File size: 3,206 Bytes

---
metrics:
- accuracy
tags:
- code
---
##MR-PLIP Description 
MR-PLIP is a vision-language foundation model trained on the multiresolution 34 million images curated from TCGA dataset. It can perform various vision-language processing (VLP) tasks such as image classification, detection and segmentation. 
##Uses
As per the original CLIP model card, this model is intended as a research output for research communities. We hope that this model will enable researchers to better understand and explore zero-shot, arbitrary image classification. We also hope it can be used for interdisciplinary studies of the potential impact of such model.
Direct Use
Zero-shot image classification, object detection and segmentation.
Downstream Use
Image classification and other image task fine-tuning, linear probe image classification, image generation guiding and conditioning, among others.
Intended Use
The model is intended as a research output for research communities. We hope that this model will enable researchers to better understand and explore zero-shot, arbitrary image classification. We also hope it can be used for interdisciplinary studies of the potential impact of such models.
Primary intended uses
The primary intended users of these models are AI researchers.

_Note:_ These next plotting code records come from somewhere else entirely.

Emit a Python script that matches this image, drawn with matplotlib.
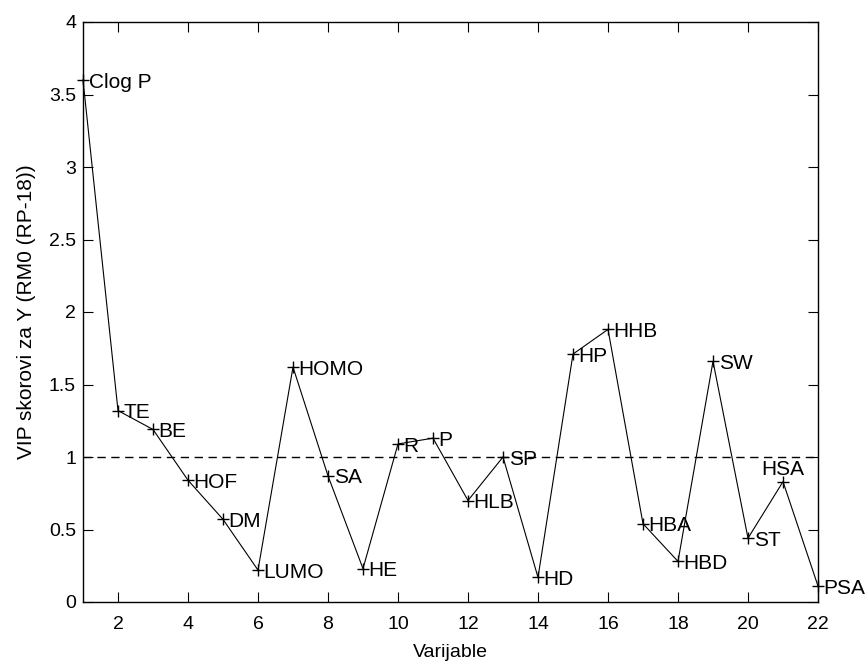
import matplotlib.pyplot as plt

plt.rcParams['font.family'] = ['Liberation Sans', 'DejaVu Sans']

variables = list(range(1, 23))
vip = [3.60, 1.32, 1.19, 0.84, 0.57, 0.22, 1.62, 0.87, 0.23, 1.09, 1.13,
       0.70, 1.00, 0.17, 1.71, 1.88, 0.54, 0.28, 1.66, 0.44, 0.83, 0.11]
names = ['Clog P', 'TE', 'BE', 'HOF', 'DM', 'LUMO', 'HOMO', 'SA', 'HE', 'R', 'P',
         'HLB', 'SP', 'HD', 'HP', 'HHB', 'HBA', 'HBD', 'SW', 'ST', 'HSA', 'PSA']
threshold = 1.0

fig = plt.figure(figsize=(8.68, 6.62), dpi=100)
ax = fig.add_axes([83 / 868, 1 - 602 / 662, 735 / 868, 580 / 662])

ax.plot(variables, vip, color='black', linewidth=0.8, marker='+',
        markersize=9, markeredgewidth=1.0, clip_on=False, zorder=3)
ax.axhline(threshold, color='black', linestyle=(0, (6, 4)), linewidth=1.0)

for x, y, name in zip(variables, vip, names):
    if name == 'HSA':
        ax.annotate(name, (x, y), xytext=(0, 2), textcoords='offset points',
                    ha='center', va='bottom', fontsize=15)
    else:
        ax.annotate(name, (x, y), xytext=(4, -1.5), textcoords='offset points',
                    ha='left', va='center', fontsize=15, annotation_clip=False)

ax.set_xlim(1, 22)
ax.set_ylim(0, 4)
ax.set_xticks(range(2, 23, 2))
ax.set_yticks([0, 0.5, 1, 1.5, 2, 2.5, 3, 3.5, 4])
ax.set_yticklabels(['0', '0.5', '1', '1.5', '2', '2.5', '3', '3.5', '4'])
ax.tick_params(direction='in', top=True, right=True, length=7, labelsize=14)
ax.tick_params(axis='x', pad=10)
ax.tick_params(axis='y', pad=5)
for s in ax.spines.values():
    s.set_linewidth(1.0)

ax.set_xlabel('Varijable', fontsize=14, labelpad=8)
ax.set_ylabel('VIP skorovi za Y (RM0 (RP-18))', fontsize=15, labelpad=9)

fig.savefig('out.png', dpi=100)
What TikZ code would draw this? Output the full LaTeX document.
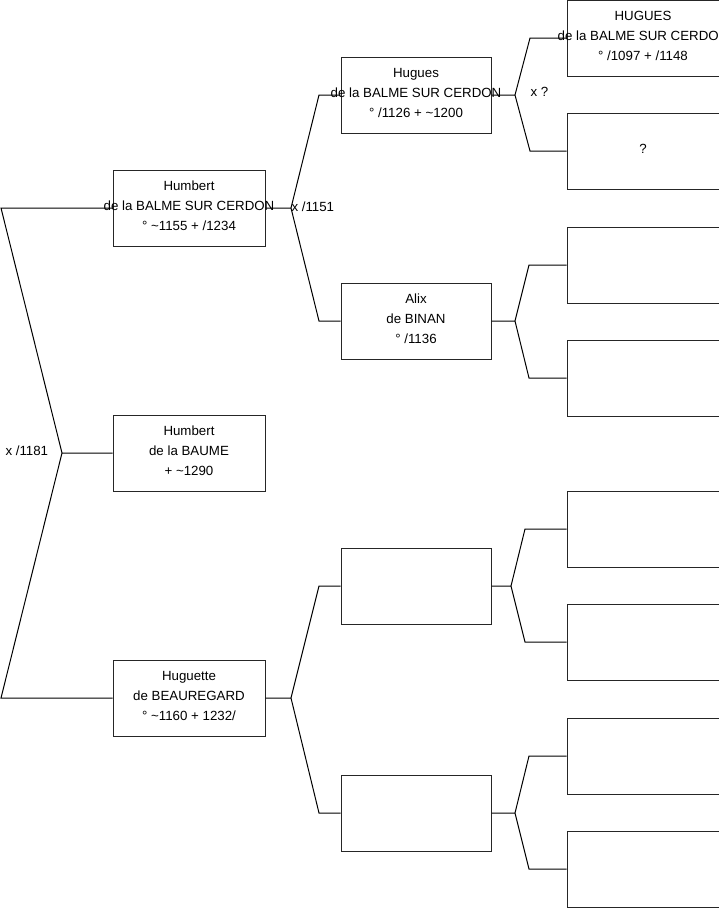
\documentclass[tikz,border=0pt]{standalone}
\usepackage{fontspec}
\setmainfont{Liberation Sans}
\usetikzlibrary{calc,positioning}

\begin{document}
\begin{tikzpicture}[
  x=1pt,
  y=-1pt,
  line width=1pt,
  person/.style={rectangle,draw=black!85,minimum width=152pt,minimum height=76pt,inner sep=0pt},
  personlabel/.style={align=center,inner sep=0pt,yshift=2pt,font=\fontsize{13.3}{20}\selectfont},
  wedding/.style={right,inner sep=0pt,font=\fontsize{13.3}{20}\selectfont},
  link/.style={draw=black}
]%
  \useasboundingbox (0,0) rectangle (719,908);

  % Gen 1
  \node[person] (humbert) at (189,208) {};
  \node[personlabel] (humbertT) at (humbert) {Humbert\\de la BALME SUR CERDON\\° \textasciitilde1155 + /1234};
  \node[person] (baume) at (189,453) {};
  \node[personlabel] (baumeT) at (baume) {Humbert\\de la BAUME\\+ \textasciitilde1290};
  \node[person] (huguette) at (189,698) {};
  \node[personlabel] (huguetteT) at (huguette) {Huguette\\de BEAUREGARD\\° \textasciitilde1160 + 1232/};

  % Gen 2
  \node[person,minimum width=150pt] (hugues) at (416,95) {};
  \node[personlabel] (huguesT) at (hugues) {Hugues\\de la BALME SUR CERDON\\° /1126 + \textasciitilde1200};
  \node[person,minimum width=150pt] (alix) at (416,321) {};
  \node[personlabel] (alixT) at (alix) {Alix\\de BINAN\\° /1136};
  \node[person,minimum width=150pt] (mgf) at (416,586) {};
  \node[person,minimum width=150pt] (mgm) at (416,813) {};

  % Gen 3
  \node[person] (ggf1) at (643,38) {};
  \node[personlabel] (ggf1T) at (ggf1) {HUGUES\\de la BALME SUR CERDON\\° /1097 + /1148};
  \node[person] (ggm1) at (643,151) {};
  \node[personlabel] (ggm1T) at (ggm1) {?};
  \node[person] (ggf2) at (643,265) {};
  \node[person] (ggm2) at (643,378) {};
  \node[person] (ggf3) at (643,529) {};
  \node[person] (ggm3) at (643,642) {};
  \node[person] (ggf4) at (643,756) {};
  \node[person] (ggm4) at (643,869) {};

  % Root
  \coordinate (root) at (62,453);
  \draw[link]
    (humbert.west) -- (1,208) -- (root) -- (1,698) -- (huguette.west)
    (root) -- (baume.west);
  \node[wedding] (wed0) at (5,451) {x /1181};

  % Father / mother of Humbert
  \coordinate (fork1) at (291,208);
  \draw[link]
    (humbert.east) -- (fork1) -- (319,95) -- (hugues.west)
    (fork1) -- (319,321) -- (alix.west);
  \node[wedding] (wed1) at (291,207) {x /1151};

  \coordinate (fork2) at (291,698);
  \draw[link]
    (huguette.east) -- (fork2) -- (319,586) -- (mgf.west)
    (fork2) -- (319,813) -- (mgm.west);

  % Gen 3 forks
  \coordinate (fork3) at (515,95);
  \draw[link]
    (hugues.east) -- (fork3) -- (530,38) -- (ggf1.west)
    (fork3) -- (530,151) -- (ggm1.west);
  \node[wedding] (wed3) at (530,92) {x ?};

  \coordinate (fork4) at (515,321);
  \draw[link]
    (alix.east) -- (fork4) -- (529,265) -- (ggf2.west)
    (fork4) -- (529,378) -- (ggm2.west);

  \coordinate (fork5) at (511,586);
  \draw[link]
    (mgf.east) -- (fork5) -- (525,529) -- (ggf3.west)
    (fork5) -- (525,642) -- (ggm3.west);

  \coordinate (fork6) at (515,813);
  \draw[link]
    (mgm.east) -- (fork6) -- (529,756) -- (ggf4.west)
    (fork6) -- (529,869) -- (ggm4.west);

\end{tikzpicture}
\end{document}
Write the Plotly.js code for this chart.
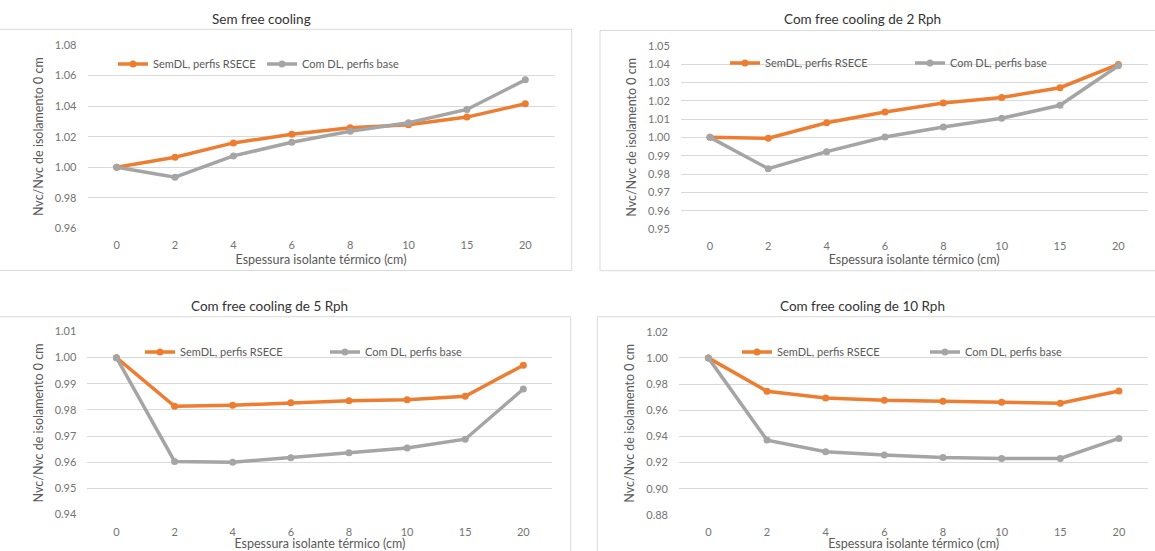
<!DOCTYPE html>
<html>
<head>
<meta charset="utf-8">
<script src="https://cdn.plot.ly/plotly-3.0.1.min.js"></script>
<style>
html,body{margin:0;padding:0;background:#fff;}
#chart{width:1155px;height:551px;}
</style>
</head>
<body>
<div id="chart"></div>
<script>
// ---- data ----
const thickness = ['0', '2', '4', '6', '8', '10', '15', '20'];
const seriesNames = ['SemDL, perfis RSECE', 'Com DL, perfis base'];
const panelTitles = ['Sem free cooling', 'Com free cooling de 2 Rph', 'Com free cooling de 5 Rph', 'Com free cooling de 10 Rph'];
const xTitle = 'Espessura isolante térmico (cm)';
const yTitle = 'Nvc/Nvc de isolamento 0 cm';

const semFree_sem = [1.000, 1.0065, 1.0159, 1.0215, 1.0259, 1.0278, 1.0328, 1.0415];
const semFree_com = [1.000, 0.9935, 1.0074, 1.0163, 1.0235, 1.0291, 1.0378, 1.0572];
const fc2_sem = [1.000, 0.9995, 1.0080, 1.0138, 1.0187, 1.0218, 1.0271, 1.0398];
const fc2_com = [1.000, 0.9829, 0.9922, 1.0002, 1.0056, 1.0104, 1.0175, 1.0391];
const fc5_sem = [1.000, 0.9814, 0.9818, 0.9827, 0.9835, 0.9839, 0.9852, 0.9971];
const fc5_com = [1.000, 0.9603, 0.9600, 0.9617, 0.9636, 0.9654, 0.9688, 0.9880];
const fc10_sem = [1.000, 0.9745, 0.9694, 0.9676, 0.9668, 0.9661, 0.9653, 0.9747];
const fc10_com = [1.000, 0.9372, 0.9283, 0.9258, 0.9240, 0.9232, 0.9232, 0.9385];

const yRanges = [[0.96, 1.08], [0.95, 1.05], [0.94, 1.01], [0.88, 1.02]];
const yDticks = [0.02, 0.01, 0.01, 0.02];

// ---- styling / layout ----
const W = 1155, H = 551;
const px = v => v / W;
const py = v => 1 - v / H;
const ORANGE = '#ED7D31', GRAY = '#A5A5A5';
const FONT = 'Lato, "Open Sans", sans-serif';

const panelData = [[semFree_sem, semFree_com], [fc2_sem, fc2_com], [fc5_sem, fc5_com], [fc10_sem, fc10_com]];
// plot area boxes in pixels: [left, right, top, bottom]
const boxes = [[87.5, 554.5, 45, 228.3], [680.8, 1147.5, 45.7, 229], [87.4, 552.4, 331.5, 514.5], [679, 1148.3, 331.7, 515]];
const titlePos = [[261, 19], [862, 19], [269, 305.5], [862, 305.5]];
const legendPos = [[113, 64], [725, 63], [140, 352], [737, 352]];
const legendEntry = [104, 140, 140, 143];
const frames = [[-3, 571.7, 29.3, 270.5], [600, 1160, 30.5, 270.7], [-3, 570.7, 316.7, 560], [597.3, 1160, 316.7, 560]];

const traces = [];
const layout = {
  width: W, height: H,
  margin: {l: 0, r: 0, t: 0, b: 0},
  paper_bgcolor: '#fff', plot_bgcolor: 'rgba(0,0,0,0)',
  font: {family: FONT, color: '#595959', size: 11},
  showlegend: true,
  annotations: [], shapes: []
};

panelData.forEach((pair, i) => {
  const n = i + 1;
  const xa = 'x' + (n === 1 ? '' : n), ya = 'y' + (n === 1 ? '' : n);
  const legendKey = 'legend' + (n === 1 ? '' : n);
  [ORANGE, GRAY].forEach((col, k) => {
    traces.push({
      type: 'scatter', mode: 'lines+markers',
      x: thickness, y: pair[k], name: seriesNames[k],
      xaxis: xa, yaxis: ya, legend: legendKey,
      line: {color: col, width: 3.5},
      marker: {color: col, size: 7, symbol: 'circle'},
      hoverinfo: 'x+y'
    });
  });
  const b = boxes[i];
  layout['xaxis' + (n === 1 ? '' : n)] = {
    type: 'category', domain: [px(b[0]), px(b[1])], anchor: ya,
    range: [-0.5, thickness.length - 0.5],
    showgrid: false, zeroline: false, showline: false, ticks: '',
    ticklabelstandoff: 9,
    tickfont: {family: FONT, size: 11, color: '#737373'},
    title: {text: xTitle, font: {family: FONT, size: 12.5, color: '#595959'}, standoff: 4}
  };
  layout['yaxis' + (n === 1 ? '' : n)] = {
    domain: [py(b[3]), py(b[2])], anchor: xa,
    range: yRanges[i], dtick: yDticks[i], tick0: yRanges[i][0], tickformat: '.2f',
    showgrid: true, gridcolor: '#D9D9D9', gridwidth: 1,
    zeroline: false, showline: false, ticks: '',
    ticklabelstandoff: 10,
    tickfont: {family: FONT, size: 11, color: '#737373'},
    title: {text: yTitle, font: {family: FONT, size: 12.5, color: '#595959'}, standoff: 8}
  };
  layout[legendKey] = {
    orientation: 'h', x: px(legendPos[i][0]), y: py(legendPos[i][1]),
    xanchor: 'left', yanchor: 'middle',
    bgcolor: 'rgba(0,0,0,0)', itemwidth: 30, entrywidth: legendEntry[i],
    font: {family: FONT, size: 11, color: '#595959'},
    traceorder: 'normal'
  };
  layout.annotations.push({
    text: panelTitles[i], xref: 'paper', yref: 'paper',
    x: px(titlePos[i][0]), y: py(titlePos[i][1]), xanchor: 'center', yanchor: 'middle',
    showarrow: false, font: {family: FONT, size: 13.5, color: '#333333', weight: 400}
  });
  const f = frames[i];
  layout.shapes.push({
    type: 'rect', xref: 'paper', yref: 'paper',
    x0: px(f[0]), x1: px(f[1]), y0: py(f[3]), y1: py(f[2]),
    line: {color: '#D9D9D9', width: 1}, fillcolor: 'rgba(0,0,0,0)', layer: 'below'
  });
});

Plotly.newPlot('chart', traces, layout, {displayModeBar: false, staticPlot: true});
</script>
</body>
</html>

We primarily imagine the model will be used by researchers to better understand robustness, generalization, and other capabilities, biases, and constraints of computer vision histopathology models.
Out-of-Scope Use Cases
Any deployed use case of the model - whether commercial or not - is currently out of scope. Non-deployed use cases such as image search in a constrained environment, are also not recommended unless there is thorough in-domain testing of the model with a specific, fixed class taxonomy.
Since the model has not been purposefully trained in or evaluated on any languages other than English, its use should be limited to English language use cases.
Further the above notice, the Quilt-1M dataset used in training of these models has additional considerations, see below.
Training Data
This model was trained with 34 million is an image-text dataset for histopathology. Curated from whole slide images from TCGA dataset. It contributes the largest dataset for vision language modeling in histopathology.

IMPORTANT NOTE: The motivation behind dataset creation is to democratize research and experimentation around large-scale multi-modal model training and handling of uncurated, large-scale histopathology datasets crawled from publically available internet. Our recommendation is therefore to use the dataset for research purposes.
Disclaimer
It is important to note that the results obtained from this function are not intended to constitute medical advice or replace consultation with a qualified medical professional. The use of this function is solely at your own risk and should be consistent with applicable laws, regulations, and ethical considerations. We do not warrant or guarantee the accuracy, completeness, suitability, or usefulness of this function for any particular purpose, and we hereby disclaim any liability arising from any reliance placed on this function or any results obtained from its use.